** DIRECTION **
Return every record below exactly as written, but leave out the pictures.

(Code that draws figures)

___

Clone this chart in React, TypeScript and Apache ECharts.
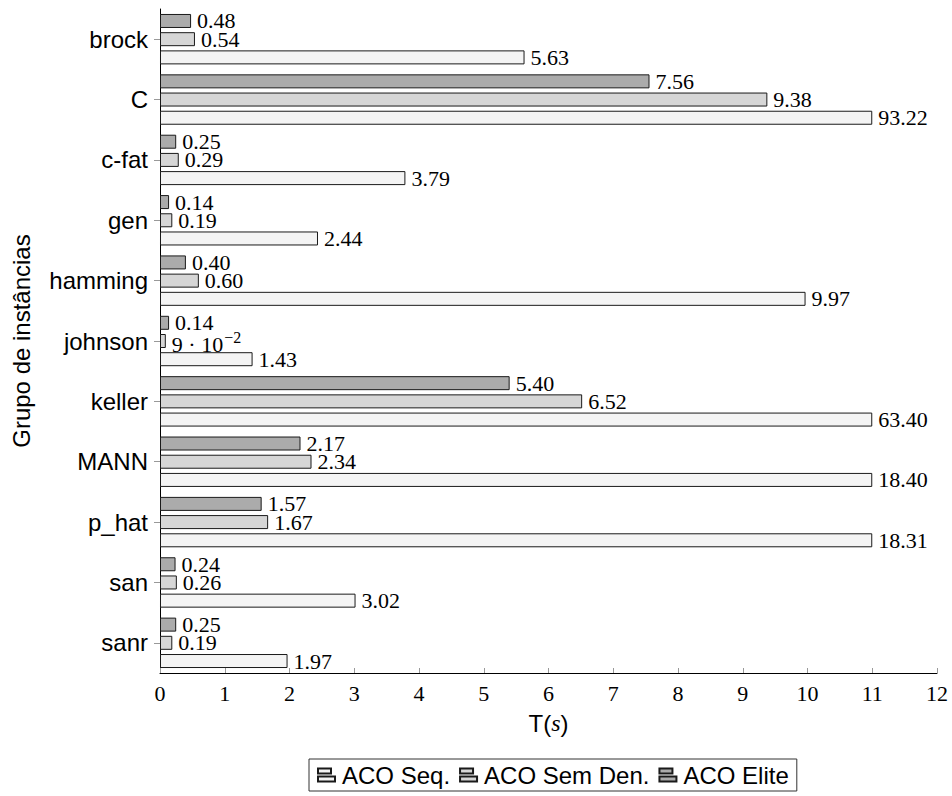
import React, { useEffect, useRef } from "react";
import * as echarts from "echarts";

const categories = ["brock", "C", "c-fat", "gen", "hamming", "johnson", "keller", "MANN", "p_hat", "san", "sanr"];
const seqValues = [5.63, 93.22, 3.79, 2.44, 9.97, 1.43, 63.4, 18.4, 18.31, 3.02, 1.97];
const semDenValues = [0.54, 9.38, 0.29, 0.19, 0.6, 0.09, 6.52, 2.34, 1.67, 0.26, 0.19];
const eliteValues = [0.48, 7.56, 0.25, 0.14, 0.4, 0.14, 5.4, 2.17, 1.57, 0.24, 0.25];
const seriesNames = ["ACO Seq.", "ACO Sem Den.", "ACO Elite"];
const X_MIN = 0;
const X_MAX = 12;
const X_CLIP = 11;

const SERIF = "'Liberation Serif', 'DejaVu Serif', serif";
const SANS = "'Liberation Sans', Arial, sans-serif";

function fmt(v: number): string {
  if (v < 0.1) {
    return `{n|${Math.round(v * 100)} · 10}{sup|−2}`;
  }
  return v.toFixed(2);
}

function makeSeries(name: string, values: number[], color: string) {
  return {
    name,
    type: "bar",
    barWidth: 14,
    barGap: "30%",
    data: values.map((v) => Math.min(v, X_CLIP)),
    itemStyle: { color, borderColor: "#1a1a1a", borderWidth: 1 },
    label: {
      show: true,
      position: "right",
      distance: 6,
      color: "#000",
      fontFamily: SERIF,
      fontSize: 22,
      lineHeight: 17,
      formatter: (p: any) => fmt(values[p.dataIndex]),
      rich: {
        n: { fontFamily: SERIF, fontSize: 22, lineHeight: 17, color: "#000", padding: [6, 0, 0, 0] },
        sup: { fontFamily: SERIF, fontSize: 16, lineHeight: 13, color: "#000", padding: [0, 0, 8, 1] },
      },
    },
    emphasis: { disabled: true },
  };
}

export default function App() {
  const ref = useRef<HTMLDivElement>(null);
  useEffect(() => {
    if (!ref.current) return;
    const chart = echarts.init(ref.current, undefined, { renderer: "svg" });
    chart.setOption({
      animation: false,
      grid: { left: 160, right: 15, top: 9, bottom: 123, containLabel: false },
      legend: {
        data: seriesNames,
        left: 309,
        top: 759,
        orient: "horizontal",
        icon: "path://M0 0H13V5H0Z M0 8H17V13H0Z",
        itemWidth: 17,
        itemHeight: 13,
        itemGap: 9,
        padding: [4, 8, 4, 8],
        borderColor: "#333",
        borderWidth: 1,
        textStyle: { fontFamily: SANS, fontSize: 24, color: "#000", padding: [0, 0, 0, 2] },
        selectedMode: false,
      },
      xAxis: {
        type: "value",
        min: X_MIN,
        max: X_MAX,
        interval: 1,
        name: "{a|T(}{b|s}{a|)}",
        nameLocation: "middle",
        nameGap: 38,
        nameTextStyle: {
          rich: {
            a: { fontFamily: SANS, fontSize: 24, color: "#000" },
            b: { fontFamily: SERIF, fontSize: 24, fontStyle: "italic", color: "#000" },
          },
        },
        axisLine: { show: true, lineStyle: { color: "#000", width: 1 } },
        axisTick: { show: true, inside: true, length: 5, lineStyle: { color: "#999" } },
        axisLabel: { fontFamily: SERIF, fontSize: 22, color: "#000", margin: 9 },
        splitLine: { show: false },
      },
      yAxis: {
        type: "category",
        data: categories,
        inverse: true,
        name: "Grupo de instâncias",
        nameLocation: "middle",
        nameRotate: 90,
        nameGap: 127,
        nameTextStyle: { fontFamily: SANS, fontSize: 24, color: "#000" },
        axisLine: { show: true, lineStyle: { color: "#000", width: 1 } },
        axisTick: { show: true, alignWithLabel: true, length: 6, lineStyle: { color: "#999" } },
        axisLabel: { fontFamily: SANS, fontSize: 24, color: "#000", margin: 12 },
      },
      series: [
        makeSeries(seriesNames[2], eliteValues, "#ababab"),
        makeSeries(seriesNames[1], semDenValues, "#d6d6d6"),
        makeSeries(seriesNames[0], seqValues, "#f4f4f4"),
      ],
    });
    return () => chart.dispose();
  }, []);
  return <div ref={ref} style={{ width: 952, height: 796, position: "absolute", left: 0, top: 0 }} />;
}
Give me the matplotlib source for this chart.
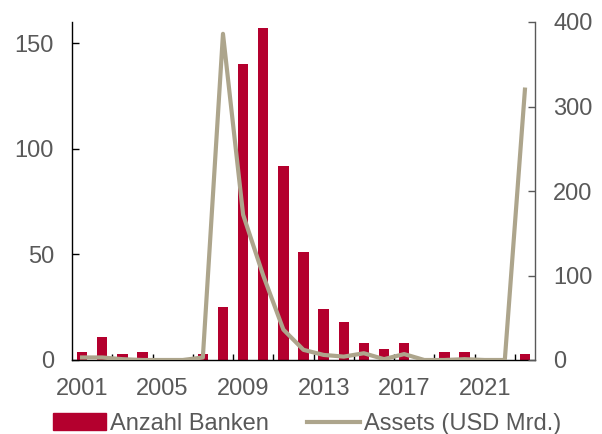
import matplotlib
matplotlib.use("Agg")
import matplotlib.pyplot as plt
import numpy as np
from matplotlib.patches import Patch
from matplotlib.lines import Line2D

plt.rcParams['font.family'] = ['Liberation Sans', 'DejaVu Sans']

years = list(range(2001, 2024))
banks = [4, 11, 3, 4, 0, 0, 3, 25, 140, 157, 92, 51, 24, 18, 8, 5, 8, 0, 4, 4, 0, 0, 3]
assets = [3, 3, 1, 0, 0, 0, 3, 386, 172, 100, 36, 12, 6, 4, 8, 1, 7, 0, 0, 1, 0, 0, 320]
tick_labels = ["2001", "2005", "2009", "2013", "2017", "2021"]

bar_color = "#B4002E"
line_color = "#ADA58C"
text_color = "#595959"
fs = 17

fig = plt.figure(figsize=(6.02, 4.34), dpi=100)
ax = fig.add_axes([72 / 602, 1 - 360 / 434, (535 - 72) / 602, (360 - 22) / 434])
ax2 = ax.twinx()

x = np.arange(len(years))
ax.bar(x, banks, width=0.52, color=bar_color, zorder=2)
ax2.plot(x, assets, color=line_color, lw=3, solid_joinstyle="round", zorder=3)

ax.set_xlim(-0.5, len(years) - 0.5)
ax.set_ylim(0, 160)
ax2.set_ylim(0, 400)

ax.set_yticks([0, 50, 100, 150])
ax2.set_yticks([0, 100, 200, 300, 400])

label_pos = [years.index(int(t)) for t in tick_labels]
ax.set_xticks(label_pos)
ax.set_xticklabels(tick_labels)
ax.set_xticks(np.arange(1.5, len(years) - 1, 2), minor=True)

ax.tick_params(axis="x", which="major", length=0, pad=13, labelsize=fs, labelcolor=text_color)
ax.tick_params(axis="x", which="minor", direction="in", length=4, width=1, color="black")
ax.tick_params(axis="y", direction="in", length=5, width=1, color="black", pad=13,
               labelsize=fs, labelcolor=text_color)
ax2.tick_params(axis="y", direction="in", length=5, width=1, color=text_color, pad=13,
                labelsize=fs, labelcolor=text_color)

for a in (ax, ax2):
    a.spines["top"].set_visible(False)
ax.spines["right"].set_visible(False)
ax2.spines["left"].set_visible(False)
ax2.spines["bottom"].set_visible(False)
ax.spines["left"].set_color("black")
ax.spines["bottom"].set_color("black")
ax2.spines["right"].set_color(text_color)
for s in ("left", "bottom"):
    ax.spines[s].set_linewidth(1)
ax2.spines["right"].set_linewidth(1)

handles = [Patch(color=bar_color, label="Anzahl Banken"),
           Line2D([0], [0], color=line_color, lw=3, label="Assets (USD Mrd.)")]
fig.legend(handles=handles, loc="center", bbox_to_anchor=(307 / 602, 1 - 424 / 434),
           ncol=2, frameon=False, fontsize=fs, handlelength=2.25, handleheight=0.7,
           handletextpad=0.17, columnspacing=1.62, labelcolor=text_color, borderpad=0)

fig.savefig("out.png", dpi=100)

___

** REPLY TO THE EXERCISE **
Clone this chart in React, TypeScript and Apache ECharts.
import React, { useEffect, useRef } from "react";
import * as echarts from "echarts";

const categories = ["brock", "C", "c-fat", "gen", "hamming", "johnson", "keller", "MANN", "p_hat", "san", "sanr"];
const seqValues = [5.63, 93.22, 3.79, 2.44, 9.97, 1.43, 63.4, 18.4, 18.31, 3.02, 1.97];
const semDenValues = [0.54, 9.38, 0.29, 0.19, 0.6, 0.09, 6.52, 2.34, 1.67, 0.26, 0.19];
const eliteValues = [0.48, 7.56, 0.25, 0.14, 0.4, 0.14, 5.4, 2.17, 1.57, 0.24, 0.25];
const seriesNames = ["ACO Seq.", "ACO Sem Den.", "ACO Elite"];
const X_MIN = 0;
const X_MAX = 12;
const X_CLIP = 11;

const SERIF = "'Liberation Serif', 'DejaVu Serif', serif";
const SANS = "'Liberation Sans', Arial, sans-serif";

function fmt(v: number): string {
  if (v < 0.1) {
    return `{n|${Math.round(v * 100)} · 10}{sup|−2}`;
  }
  return v.toFixed(2);
}

function makeSeries(name: string, values: number[], color: string) {
  return {
    name,
    type: "bar",
    barWidth: 14,
    barGap: "30%",
    data: values.map((v) => Math.min(v, X_CLIP)),
    itemStyle: { color, borderColor: "#1a1a1a", borderWidth: 1 },
    label: {
      show: true,
      position: "right",
      distance: 6,
      color: "#000",
      fontFamily: SERIF,
      fontSize: 22,
      lineHeight: 17,
      formatter: (p: any) => fmt(values[p.dataIndex]),
      rich: {
        n: { fontFamily: SERIF, fontSize: 22, lineHeight: 17, color: "#000", padding: [6, 0, 0, 0] },
        sup: { fontFamily: SERIF, fontSize: 16, lineHeight: 13, color: "#000", padding: [0, 0, 8, 1] },
      },
    },
    emphasis: { disabled: true },
  };
}

export default function App() {
  const ref = useRef<HTMLDivElement>(null);
  useEffect(() => {
    if (!ref.current) return;
    const chart = echarts.init(ref.current, undefined, { renderer: "svg" });
    chart.setOption({
      animation: false,
      grid: { left: 160, right: 15, top: 9, bottom: 123, containLabel: false },
      legend: {
        data: seriesNames,
        left: 309,
        top: 759,
        orient: "horizontal",
        icon: "path://M0 0H13V5H0Z M0 8H17V13H0Z",
        itemWidth: 17,
        itemHeight: 13,
        itemGap: 9,
        padding: [4, 8, 4, 8],
        borderColor: "#333",
        borderWidth: 1,
        textStyle: { fontFamily: SANS, fontSize: 24, color: "#000", padding: [0, 0, 0, 2] },
        selectedMode: false,
      },
      xAxis: {
        type: "value",
        min: X_MIN,
        max: X_MAX,
        interval: 1,
        name: "{a|T(}{b|s}{a|)}",
        nameLocation: "middle",
        nameGap: 38,
        nameTextStyle: {
          rich: {
            a: { fontFamily: SANS, fontSize: 24, color: "#000" },
            b: { fontFamily: SERIF, fontSize: 24, fontStyle: "italic", color: "#000" },
          },
        },
        axisLine: { show: true, lineStyle: { color: "#000", width: 1 } },
        axisTick: { show: true, inside: true, length: 5, lineStyle: { color: "#999" } },
        axisLabel: { fontFamily: SERIF, fontSize: 22, color: "#000", margin: 9 },
        splitLine: { show: false },
      },
      yAxis: {
        type: "category",
        data: categories,
        inverse: true,
        name: "Grupo de instâncias",
        nameLocation: "middle",
        nameRotate: 90,
        nameGap: 127,
        nameTextStyle: { fontFamily: SANS, fontSize: 24, color: "#000" },
        axisLine: { show: true, lineStyle: { color: "#000", width: 1 } },
        axisTick: { show: true, alignWithLabel: true, length: 6, lineStyle: { color: "#999" } },
        axisLabel: { fontFamily: SANS, fontSize: 24, color: "#000", margin: 12 },
      },
      series: [
        makeSeries(seriesNames[2], eliteValues, "#ababab"),
        makeSeries(seriesNames[1], semDenValues, "#d6d6d6"),
        makeSeries(seriesNames[0], seqValues, "#f4f4f4"),
      ],
    });
    return () => chart.dispose();
  }, []);
  return <div ref={ref} style={{ width: 952, height: 796, position: "absolute", left: 0, top: 0 }} />;
}
Give me the matplotlib source for this chart.
import matplotlib
matplotlib.use("Agg")
import matplotlib.pyplot as plt
import numpy as np
from matplotlib.patches import Patch
from matplotlib.lines import Line2D

plt.rcParams['font.family'] = ['Liberation Sans', 'DejaVu Sans']

years = list(range(2001, 2024))
banks = [4, 11, 3, 4, 0, 0, 3, 25, 140, 157, 92, 51, 24, 18, 8, 5, 8, 0, 4, 4, 0, 0, 3]
assets = [3, 3, 1, 0, 0, 0, 3, 386, 172, 100, 36, 12, 6, 4, 8, 1, 7, 0, 0, 1, 0, 0, 320]
tick_labels = ["2001", "2005", "2009", "2013", "2017", "2021"]

bar_color = "#B4002E"
line_color = "#ADA58C"
text_color = "#595959"
fs = 17

fig = plt.figure(figsize=(6.02, 4.34), dpi=100)
ax = fig.add_axes([72 / 602, 1 - 360 / 434, (535 - 72) / 602, (360 - 22) / 434])
ax2 = ax.twinx()

x = np.arange(len(years))
ax.bar(x, banks, width=0.52, color=bar_color, zorder=2)
ax2.plot(x, assets, color=line_color, lw=3, solid_joinstyle="round", zorder=3)

ax.set_xlim(-0.5, len(years) - 0.5)
ax.set_ylim(0, 160)
ax2.set_ylim(0, 400)

ax.set_yticks([0, 50, 100, 150])
ax2.set_yticks([0, 100, 200, 300, 400])

label_pos = [years.index(int(t)) for t in tick_labels]
ax.set_xticks(label_pos)
ax.set_xticklabels(tick_labels)
ax.set_xticks(np.arange(1.5, len(years) - 1, 2), minor=True)

ax.tick_params(axis="x", which="major", length=0, pad=13, labelsize=fs, labelcolor=text_color)
ax.tick_params(axis="x", which="minor", direction="in", length=4, width=1, color="black")
ax.tick_params(axis="y", direction="in", length=5, width=1, color="black", pad=13,
               labelsize=fs, labelcolor=text_color)
ax2.tick_params(axis="y", direction="in", length=5, width=1, color=text_color, pad=13,
                labelsize=fs, labelcolor=text_color)

for a in (ax, ax2):
    a.spines["top"].set_visible(False)
ax.spines["right"].set_visible(False)
ax2.spines["left"].set_visible(False)
ax2.spines["bottom"].set_visible(False)
ax.spines["left"].set_color("black")
ax.spines["bottom"].set_color("black")
ax2.spines["right"].set_color(text_color)
for s in ("left", "bottom"):
    ax.spines[s].set_linewidth(1)
ax2.spines["right"].set_linewidth(1)

handles = [Patch(color=bar_color, label="Anzahl Banken"),
           Line2D([0], [0], color=line_color, lw=3, label="Assets (USD Mrd.)")]
fig.legend(handles=handles, loc="center", bbox_to_anchor=(307 / 602, 1 - 424 / 434),
           ncol=2, frameon=False, fontsize=fs, handlelength=2.25, handleheight=0.7,
           handletextpad=0.17, columnspacing=1.62, labelcolor=text_color, borderpad=0)

fig.savefig("out.png", dpi=100)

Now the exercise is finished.